The Late Payment Directive (2011/7/EU) foresees that in commercial transactions between businesses ("undertakings") the payment term established in the contract should not exceed 30 calendar days, which can be extended to 60, unless otherwise expressly agreed in the contract and provided it is not grossly unfair to the creditor. Therefore the absence of a binding maximum payment term in business-to-business transactions is often exploited to impose payment terms much longer than what the creditor is comfortable with, or which is not justified by the practices of the trade or the nature of the contract. The proposal therefore aims at setting a maximum payment term of 30 calendar days in commercial transactions in relation to the purchase and sale of food products between businesses. This term is binding and shall not be exceeded under any circumstance. While this proposal constitutes a lex specialis concerning payment terms for the contracts within the scope of this Directive, the Late Payment Directive nevertheless remains applicable whenever late payment occurs, for the remaining provisions, in particular the parts concerning payments and rates of interests, compensations, unfair contractual terms and practices, expedited procedures to obtain orders of payments, payments schedules, retention of title.

3.

2. LEGAL BASIS, SUBSIDIARITY AND PROPORTIONALITY


Legal basis

A key objective of the CAP is to ensure a fair standard of living for the agricultural community (Article 39 TFEU). The EU’s constitutional emphasis on producer welfare is unique to the agricultural sector hinting at the comprehensive responsibility of the CAP for European agriculture. The Treaty lists four other objectives for the CAP, i.e. increasing agricultural productivity, stabilising markets, assuring availability of supplies and ensuring reasonable prices for consumers.

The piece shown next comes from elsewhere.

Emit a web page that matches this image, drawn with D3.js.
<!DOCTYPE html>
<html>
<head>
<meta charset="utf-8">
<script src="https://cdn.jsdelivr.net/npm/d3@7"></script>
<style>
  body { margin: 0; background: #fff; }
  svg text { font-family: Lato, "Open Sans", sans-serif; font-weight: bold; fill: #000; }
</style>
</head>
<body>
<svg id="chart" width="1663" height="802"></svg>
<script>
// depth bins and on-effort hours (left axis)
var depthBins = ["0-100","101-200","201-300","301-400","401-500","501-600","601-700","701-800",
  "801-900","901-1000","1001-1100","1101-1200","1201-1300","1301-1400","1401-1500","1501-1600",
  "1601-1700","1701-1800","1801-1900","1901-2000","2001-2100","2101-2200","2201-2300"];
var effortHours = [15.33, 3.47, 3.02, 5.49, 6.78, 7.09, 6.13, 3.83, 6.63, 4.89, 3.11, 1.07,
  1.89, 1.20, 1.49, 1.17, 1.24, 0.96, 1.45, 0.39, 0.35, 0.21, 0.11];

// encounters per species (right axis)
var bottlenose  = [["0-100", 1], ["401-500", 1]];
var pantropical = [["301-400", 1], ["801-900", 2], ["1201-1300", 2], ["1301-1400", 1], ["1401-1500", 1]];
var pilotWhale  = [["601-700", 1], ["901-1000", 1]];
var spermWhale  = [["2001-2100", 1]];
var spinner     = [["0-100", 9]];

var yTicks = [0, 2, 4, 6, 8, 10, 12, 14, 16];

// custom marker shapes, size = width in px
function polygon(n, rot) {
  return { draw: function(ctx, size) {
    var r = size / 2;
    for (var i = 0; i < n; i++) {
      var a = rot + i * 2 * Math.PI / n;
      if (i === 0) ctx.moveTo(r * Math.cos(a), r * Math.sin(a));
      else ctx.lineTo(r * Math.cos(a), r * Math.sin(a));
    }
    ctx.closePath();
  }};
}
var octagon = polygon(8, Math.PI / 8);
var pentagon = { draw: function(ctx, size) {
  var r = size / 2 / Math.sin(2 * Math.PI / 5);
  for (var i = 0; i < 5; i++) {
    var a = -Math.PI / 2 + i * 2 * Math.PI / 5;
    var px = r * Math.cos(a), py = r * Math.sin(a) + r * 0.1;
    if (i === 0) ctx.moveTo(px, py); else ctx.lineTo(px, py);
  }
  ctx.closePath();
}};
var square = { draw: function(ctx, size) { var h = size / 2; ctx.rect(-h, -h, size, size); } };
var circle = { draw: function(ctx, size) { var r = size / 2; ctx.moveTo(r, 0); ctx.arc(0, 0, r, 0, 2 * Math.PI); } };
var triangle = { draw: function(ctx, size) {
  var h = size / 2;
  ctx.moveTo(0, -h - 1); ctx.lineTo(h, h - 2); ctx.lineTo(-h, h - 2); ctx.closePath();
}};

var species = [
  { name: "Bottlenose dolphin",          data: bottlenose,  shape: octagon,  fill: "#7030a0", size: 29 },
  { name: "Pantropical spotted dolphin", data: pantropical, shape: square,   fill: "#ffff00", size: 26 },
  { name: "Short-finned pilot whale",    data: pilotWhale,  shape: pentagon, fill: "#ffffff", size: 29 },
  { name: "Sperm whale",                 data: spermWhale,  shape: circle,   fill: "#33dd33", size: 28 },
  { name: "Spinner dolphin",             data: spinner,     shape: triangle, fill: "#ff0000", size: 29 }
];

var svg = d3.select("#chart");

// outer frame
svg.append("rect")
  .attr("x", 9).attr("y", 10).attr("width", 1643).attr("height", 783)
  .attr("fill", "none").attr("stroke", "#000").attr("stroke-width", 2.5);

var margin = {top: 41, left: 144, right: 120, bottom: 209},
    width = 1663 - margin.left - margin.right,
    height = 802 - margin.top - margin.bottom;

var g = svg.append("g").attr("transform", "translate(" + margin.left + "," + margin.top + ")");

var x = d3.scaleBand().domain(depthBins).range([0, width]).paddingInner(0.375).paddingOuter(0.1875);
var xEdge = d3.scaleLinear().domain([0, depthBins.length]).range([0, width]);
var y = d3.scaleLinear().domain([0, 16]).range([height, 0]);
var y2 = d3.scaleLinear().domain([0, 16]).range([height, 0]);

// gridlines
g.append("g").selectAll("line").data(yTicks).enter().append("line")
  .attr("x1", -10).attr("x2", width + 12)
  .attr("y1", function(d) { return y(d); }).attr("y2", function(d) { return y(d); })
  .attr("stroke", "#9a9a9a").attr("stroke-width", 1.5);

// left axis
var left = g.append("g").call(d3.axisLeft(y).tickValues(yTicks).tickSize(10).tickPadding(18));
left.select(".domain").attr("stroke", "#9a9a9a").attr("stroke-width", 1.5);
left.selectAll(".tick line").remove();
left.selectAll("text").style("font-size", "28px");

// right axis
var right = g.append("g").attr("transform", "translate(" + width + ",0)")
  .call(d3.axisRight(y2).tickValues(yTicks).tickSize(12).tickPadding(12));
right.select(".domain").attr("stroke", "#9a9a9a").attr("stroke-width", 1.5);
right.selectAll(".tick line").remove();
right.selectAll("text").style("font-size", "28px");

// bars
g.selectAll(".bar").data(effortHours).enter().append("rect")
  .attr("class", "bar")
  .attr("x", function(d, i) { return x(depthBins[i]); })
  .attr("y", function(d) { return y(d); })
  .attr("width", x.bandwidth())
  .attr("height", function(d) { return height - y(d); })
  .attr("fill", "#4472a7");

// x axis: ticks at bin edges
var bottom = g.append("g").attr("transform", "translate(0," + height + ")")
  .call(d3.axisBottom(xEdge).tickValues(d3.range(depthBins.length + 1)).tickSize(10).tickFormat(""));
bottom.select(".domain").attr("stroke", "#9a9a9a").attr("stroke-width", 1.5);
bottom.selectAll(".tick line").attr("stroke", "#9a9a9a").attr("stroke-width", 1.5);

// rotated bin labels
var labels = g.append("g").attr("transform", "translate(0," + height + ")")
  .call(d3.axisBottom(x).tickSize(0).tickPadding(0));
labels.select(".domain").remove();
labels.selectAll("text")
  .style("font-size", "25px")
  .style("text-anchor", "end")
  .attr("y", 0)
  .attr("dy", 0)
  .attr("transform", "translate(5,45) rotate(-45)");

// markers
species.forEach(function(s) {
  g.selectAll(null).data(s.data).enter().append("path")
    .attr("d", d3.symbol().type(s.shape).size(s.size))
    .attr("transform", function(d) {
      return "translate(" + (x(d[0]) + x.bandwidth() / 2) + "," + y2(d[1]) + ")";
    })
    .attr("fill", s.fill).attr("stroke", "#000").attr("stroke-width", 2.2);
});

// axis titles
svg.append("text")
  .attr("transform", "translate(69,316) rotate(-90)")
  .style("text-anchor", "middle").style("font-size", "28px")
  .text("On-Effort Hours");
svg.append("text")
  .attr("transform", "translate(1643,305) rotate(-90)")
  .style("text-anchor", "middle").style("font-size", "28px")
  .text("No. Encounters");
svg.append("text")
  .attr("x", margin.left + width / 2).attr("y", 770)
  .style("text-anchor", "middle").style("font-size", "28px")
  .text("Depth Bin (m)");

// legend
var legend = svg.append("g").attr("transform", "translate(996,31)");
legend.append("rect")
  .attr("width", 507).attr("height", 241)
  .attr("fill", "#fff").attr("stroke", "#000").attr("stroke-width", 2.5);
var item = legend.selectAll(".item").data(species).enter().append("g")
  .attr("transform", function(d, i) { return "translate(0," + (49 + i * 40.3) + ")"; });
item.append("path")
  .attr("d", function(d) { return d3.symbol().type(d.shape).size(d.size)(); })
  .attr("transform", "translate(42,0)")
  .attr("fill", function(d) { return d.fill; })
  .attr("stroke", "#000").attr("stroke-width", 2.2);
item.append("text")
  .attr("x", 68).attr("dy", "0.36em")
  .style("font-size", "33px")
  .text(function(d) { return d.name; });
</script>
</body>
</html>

Article 39 of the Treaty on the Functioning of the European Union (TFEU) specifies that the common agricultural policy (CAP) shall ensure a fair standard of living for the agricultural community as well as increase agricultural productivity, stabilise markets, assure availability of supplies and ensure reasonable prices for consumers. Article 40 TFEU stipulates that the common market organisation shall exclude discrimination between producers. Article 43 TFEU specifies that the common market organisation shall ensure conditions for trade within the Union similar to those existing in a national market.

The patchwork of UTPs rules in Member States or the absence thereof is liable to impair the objective of ensuring a fair standard of living for the agricultural community. UTPs jeopardise the profitability of agricultural producers and lead to downward pressure on their market income. Their governance falls therefore within the CAP’s principled remit.

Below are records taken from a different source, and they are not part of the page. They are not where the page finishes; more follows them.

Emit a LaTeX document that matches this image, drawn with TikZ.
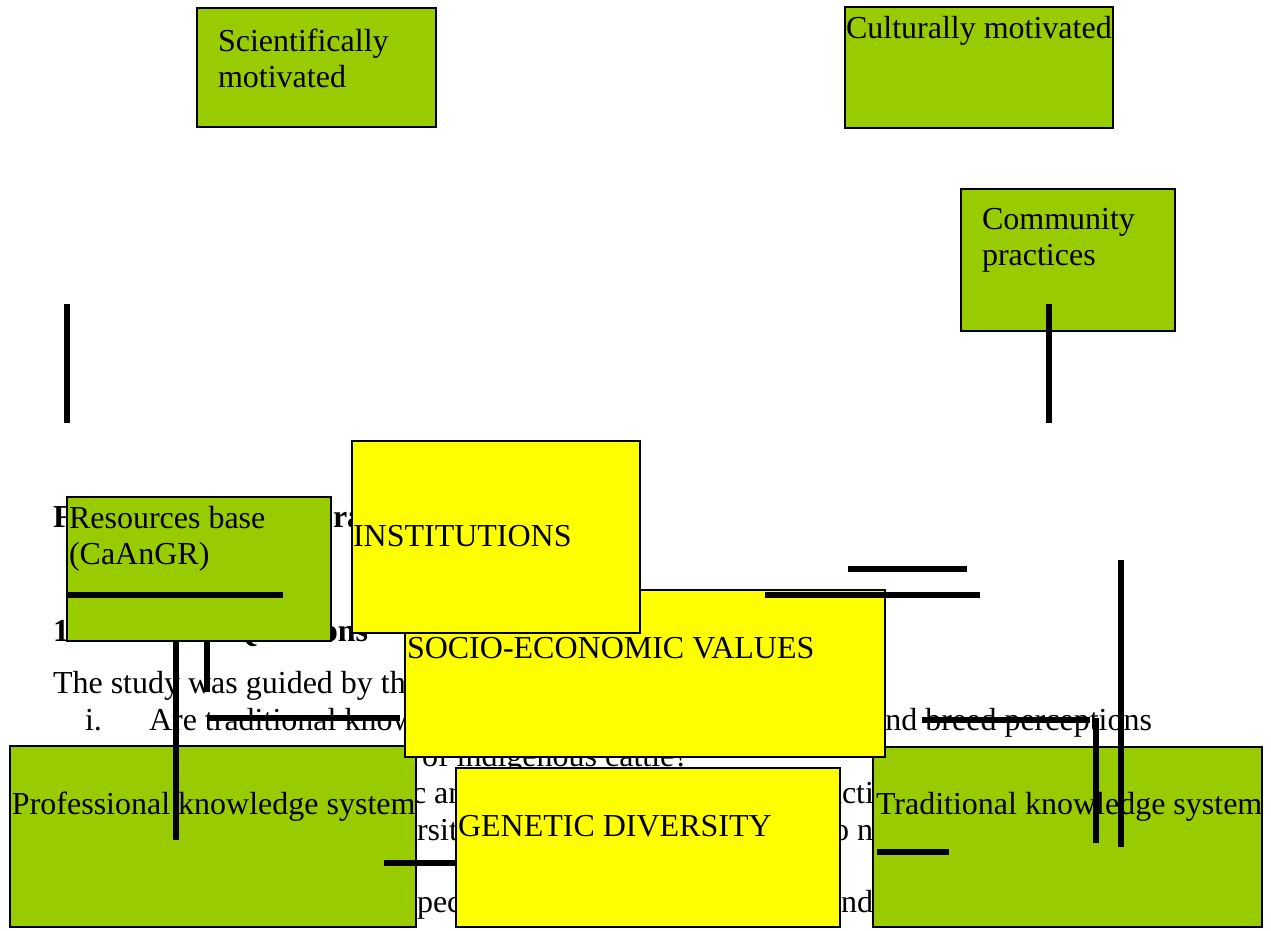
\documentclass[tikz,border=0pt]{standalone}
\usepackage{fontspec}
\setmainfont{Liberation Serif}
\definecolor{boxgreen}{HTML}{99CC00}
\definecolor{boxyellow}{HTML}{FFFF00}
\begin{document}
\begin{tikzpicture}[x=1pt,y=-1pt,
  gbox/.style={draw=black, line width=2pt, fill=boxgreen, inner sep=0pt, outer sep=0pt, anchor=north west},
  ybox/.style={draw=black, line width=2pt, fill=boxyellow, inner sep=0pt, outer sep=0pt, anchor=north west},
  lbl/.style={anchor=base west, inner sep=0pt, outer sep=0pt, font=\fontsize{32}{37}\selectfont},
  lble/.style={anchor=base east, inner sep=0pt, outer sep=0pt, font=\fontsize{32}{37}\selectfont},
  lblb/.style={anchor=base west, inner sep=0pt, outer sep=0pt, font=\fontsize{32}{37}\selectfont\bfseries},
  conn/.style={line width=5.5pt, black}]
\useasboundingbox (0,0) rectangle (1271,930);
\fill[white] (0,0) rectangle (1271,930);

% background document text (partly covered)
\node[lblb] (tF) at (53,527) {F};
\node[lblb] (tra) at (333,527) {ra};
\node[lblb] (t1) at (53,641) {1};
\node[lblb] (tQ) at (233,641) {Questions};
\node[lbl] (tstudy) at (53,693) {The study was guided by th};
\node[lbl] (ti) at (85,730) {i.};
\node[lbl] (tare) at (149,730) {Are traditional know};
\node[lble] (tbreed) at (1152,730) {nd breed perceptions};
\node[lbl] (tof) at (422,766) {of indigenous cattle?};
\node[lbl] (tcan) at (412,803) {c an};
\node[lbl] (tucti) at (826,803) {ucti};
\node[lbl] (trsit) at (417,840) {rsit};
\node[lble] (ton) at (873,840) {o n};
\node[lbl] (tpec) at (417,912) {pec};
\node[lbl] (tnd) at (841,912) {nd};

% boxes
\node[gbox, minimum width=239pt, minimum height=119pt] (sci) at (197,8) {};
\node[gbox, minimum width=268pt, minimum height=121pt] (cult) at (845,7) {};
\node[gbox, minimum width=214pt, minimum height=142pt] (comm) at (961,189) {};
\node[gbox, minimum width=264pt, minimum height=144pt] (res) at (67,497) {};
\node[gbox, minimum width=406pt, minimum height=181pt] (prof) at (10,746) {};
\node[gbox, minimum width=389pt, minimum height=180pt] (trad) at (873,747) {};
\node[ybox, minimum width=384pt, minimum height=159pt] (gen) at (456,768) {};
\node[ybox, minimum width=480pt, minimum height=167pt] (socio) at (405,590) {};
\node[ybox, minimum width=288pt, minimum height=192pt] (inst) at (352,441) {};

% box labels
\node[lbl] (sciA) at (218,51) {Scientifically};
\node[lbl] (sciB) at (218,87) {motivated};
\node[lbl] (cultA) at (846,38) {Culturally motivated};
\node[lbl] (commA) at (982,229) {Community};
\node[lbl] (commB) at (982,265) {practices};
\node[lbl] (resA) at (69,528) {Resources base};
\node[lbl] (resB) at (69,564) {(CaAnGR)};
\node[lbl] (instA) at (353,546) {INSTITUTIONS};
\node[lbl] (socioA) at (407,658) {SOCIO-ECONOMIC VALUES};
\node[lbl] (genA) at (458,836) {GENETIC DIVERSITY};
\node[lbl] (profA) at (12,814) {Professional knowledge system};
\node[lbl] (tradA) at (876,814) {Traditional knowledge system};

% connector fragments
\coordinate (a1) at (67,304);   \coordinate (a2) at (67,423);
\coordinate (b1) at (1049,304); \coordinate (b2) at (1049,423);
\coordinate (c1) at (67,595);   \coordinate (c2) at (283,595);
\coordinate (d1) at (176,641);  \coordinate (d2) at (176,840);
\coordinate (e1) at (207,641);  \coordinate (e2) at (207,692);
\coordinate (f1) at (207,718);  \coordinate (f2) at (400,718);
\coordinate (g1) at (384,863);  \coordinate (g2) at (456,863);
\coordinate (h1) at (848,569);  \coordinate (h2) at (967,569);
\coordinate (i1) at (765,595);  \coordinate (i2) at (980,595);
\coordinate (j1) at (1121,560); \coordinate (j2) at (1121,847);
\coordinate (k1) at (1096,718); \coordinate (k2) at (1096,843);
\coordinate (l1) at (922,720);  \coordinate (l2) at (1090,720);
\coordinate (m1) at (877,852);  \coordinate (m2) at (949,852);
\draw[conn] (a1) -- (a2);
\draw[conn] (b1) -- (b2);
\draw[conn] (c1) -- (c2);
\draw[conn] (d1) -- (d2);
\draw[conn] (e1) -- (e2);
\draw[conn] (f1) -- (f2);
\draw[conn] (g1) -- (g2);
\draw[conn] (h1) -- (h2);
\draw[conn] (i1) -- (i2);
\draw[conn] (j1) -- (j2);
\draw[conn] (k1) -- (k2);
\draw[conn] (l1) -- (l2);
\draw[conn] (m1) -- (m2);
\end{tikzpicture}
\end{document}
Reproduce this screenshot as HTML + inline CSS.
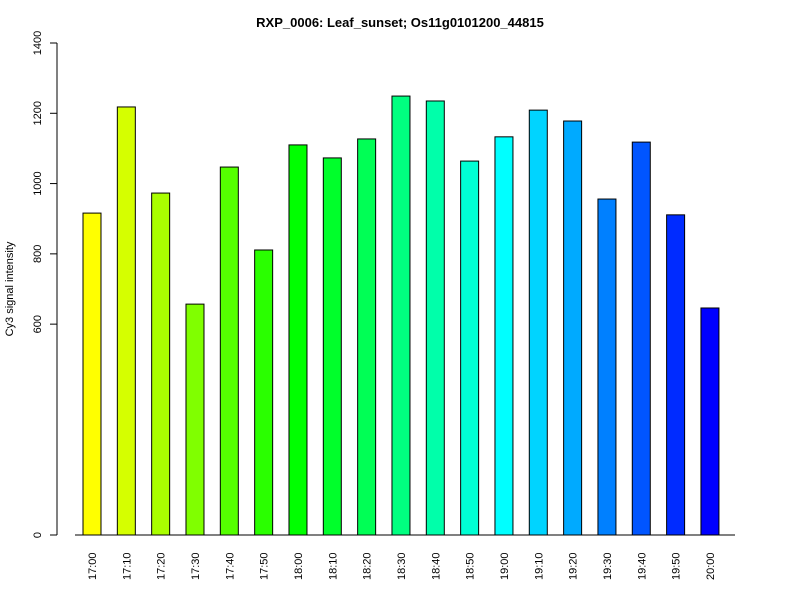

The absence of a common UTP framework stands in contrast to other areas which the CAP governs, and which have direct relevance for operators, such as competition rules, state aid rules and marketing standards. In these areas, the common market organisation (Regulation (EU) No 1308/2013) lays down common rules relevant to the market conditions operators face in the EU so as to contribute to economic and social cohesion, as well as to a level playing field in the single market.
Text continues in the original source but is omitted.